Digital Innovation Top Stories
4 mins read

Mood analysis can be a powerful revenue generator for publishers, NYT’s “Project Feels” shows

Getting your Trinity Audio player ready...

Does your state of mind impact your purchasing decisions?

Conventional wisdom suggests the answer is yes… you might click on certain kinds of ads when you’re happy, or be more prone to check out some different products when you’re sad, and even make some rash buying decisions while you’re a bit tipsy.

Now The New York Times is getting in on the action.

The Advertising team at The New York Times asked a question: could we accurately predict the emotions that are evoked by Times articles? If so, we could empower advertisers to place ads more relevant to the context in which they are shown.

To explore this idea, The Times’s Data Science team launched Project Feels, a project to understand and predict the emotional impact of Times articles.

Alexander Spangher, Data Scientist at the New York Times

The Times has over 4.3 million subscribers worldwide, with 3.3 million of those paying for its digital products. A vast data trove to run such a test on. And as the publication confirms, the experiment was quite a success.

“We built prediction algorithms with large amounts of data collected via crowdsourcing,” said Alexander. “Our predictions made sense qualitatively, and we ran successful experiments demonstrating that readers’ emotional response positively correlated with engagement on articles.”

According to the publisher, this approach is called perspective targeting, and was one of the first data products launched by nytDEMO, a new initiative aimed at helping advertisers place the right marketer stories with the right articles.

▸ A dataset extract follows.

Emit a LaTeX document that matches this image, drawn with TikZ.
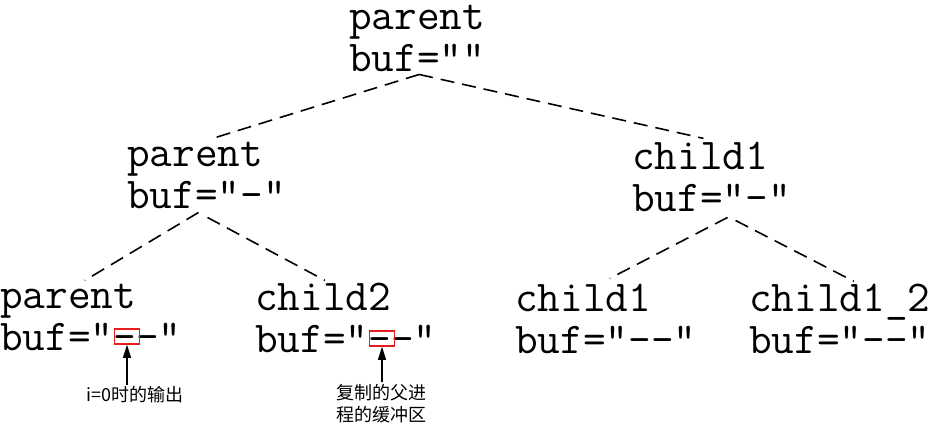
\documentclass[tikz,border=0pt]{standalone}
\usepackage{fontspec}
\newfontfamily\cjk{Noto Sans CJK SC}
\usetikzlibrary{arrows.meta}
\definecolor{boxred}{RGB}{230,30,30}
\tikzset{
  treenode/.style={anchor=base west, inner sep=0pt, align=left,
    font=\fontsize{44}{42}\selectfont\ttfamily},
  link/.style={line width=1.6pt, dash pattern=on 14pt off 8pt},
  redbox/.style={draw=boxred, line width=1.5pt, inner sep=0pt, minimum width=25pt, minimum height=15pt},
  note/.style={inner sep=0pt, align=center, font=\fontsize{18}{22}\selectfont\cjk},
  pointer/.style={line width=1.1pt, -{Triangle[length=13pt,width=8pt]}}
}
\begin{document}
\begin{tikzpicture}[x=1pt,y=-1pt]
\useasboundingbox (0,0) rectangle (936,429);
% tree nodes (anchor = baseline of the last line)
\node[treenode] (root) at (349,71) {parent\\buf=""};
\node[treenode] (l) at (127,208) {parent\\buf="-"};
\node[treenode] (r) at (632,211) {child1\\buf="-"};
\node[treenode] (ll) at (0,350) {parent\\buf="-{}-"};
\node[treenode] (lr) at (255,352) {child2\\buf="-{}-"};
\node[treenode] (rl) at (515,353) {child1\\buf="-{}-"};
\node[treenode] (rr) at (749,353) {child1\_2\\buf="-{}-"};
% connectors
\draw[link] ([shift={(2,3)}]root.south) -- ([shift={(6,-3)}]l.north);
\draw[link] ([shift={(2,3)}]root.south) -- ([shift={(-8,-3)}]r.north);
\draw[link] ([shift={(-8,4)}]l.south) -- ([shift={(-6,-3)}]ll.north);
\draw[link] ([shift={(1,9)}]l.south) -- ([shift={(-21,-2)}]lr.north);
\draw[link] ([shift={(16,6)}]r.south) -- ([shift={(4,-5)}]rl.north);
\draw[link] ([shift={(24,9)}]r.south) -- ([shift={(14,-2)}]rr.north);
% highlight boxes
\node[redbox] (b1) at (127,336.5) {};
\node[redbox] (b2) at (382,338.5) {};
% notes
\node[note] (n1) at (135,395) {i=0时的输出};
\node[note] (n2) at (381,404) {复制的父进\\程的缓冲区};
\draw[pointer] (n1.north -| b1.south) ++(0,-2) -- (b1.south);
\draw[pointer] ([yshift=2pt]n2.north -| b2.south) -- (b2.south);
\end{tikzpicture}
\end{document}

nytDEMO—which stands for data, engineering, measurement, and optimization—is a collaboration among members of The Times’s data, product & design, technology, and advertising groups.

“We’ve created nytDEMO, a first of its kind team, to transform our vast audience understanding into ad products and tools, inviting brands to tap into our knowledge to drive results,” says Allison Murphy, VP of Advertising Innovation at The New York Times.

“Project Feels” has now generated 50 campaigns, more than 30 million impressions and strong revenue results.

Rick Edmonds, Poynter’s media business analyst

“So it’s a hit,” declares Rick, “and the sort of advertising innovation based on data science, artificial intelligence and algorithm that the Times expects to scale up — and that other news organizations are exploring.”

“It’s an exciting frontier,” said Chris Wexler, SVP of media and analytics at the ad agency Cramer‑Krasselt, “because we’re looking for people who are open to our message, and emotional state is a key part of it.

“Demographics based targeting is better than no targeting. Behavior-based is better than demographics. If you put it in order of importance, mood is above behavioral.”

While this may be the next level of targeted advertising—raising concerns about its influence on editorial decision-making—The Times is quick to insist that “this is an advertising project and was done without coordination with the newsroom; its findings will never impact our news report or other editorial decisions.”

We see insights as the next frontier for The Times advertising business. We have to make a product that’s worth paying for, which means we have to know our audience with extraordinary depth, and turn those insights into engaging products.

Brands that work with us crave insights to guide their strategies, and The Times can play a critical role helping them understand what audiences care about now, and will care about next.

Allison Murphy, NYT’s VP of Advertising Innovation

The Times has also launched Readerscope, an AI-driven data insights tool that summarizes what The Times audience is reading using anonymized data to visualize who is interested in which topics and where they are.

According to the publisher, Readerscope can be used as a content strategy tool to develop creative ideas for branded content or campaigns by searching a brand’s target audience segment (e.g., millennial women) to understand what they’re reading, either as topics or as representative articles exemplifying those topics.

“These data products grew out of our internal innovations using machine learning to understand our readers better,” said Chris Wiggins, NYT’s Chief Data Scientist. “Project Feels and Readerscope are just two of the data-empowered algorithmic tools we’ve developed as data products that can help The Times’s advertisers.”

The good news is that this new ad technology isn’t dependent on dropping cookies or compromising reader privacy. While NYT insists the tech is benign, experience has taught us that every innovation brings with it both the good and the bad.

So while this new breakthrough is exciting, it’s also a cause for concern, since in an era when developing content to incite outrage has become almost an art form, it’s hard to believe that it will not be eventually weaponized by malevolent players.

But progress is inevitable. For now, it’s a welcome thought that publishers have yet another creative way of collaborating with advertisers to generate revenue, especially in a manner that doesn’t involve privacy violations.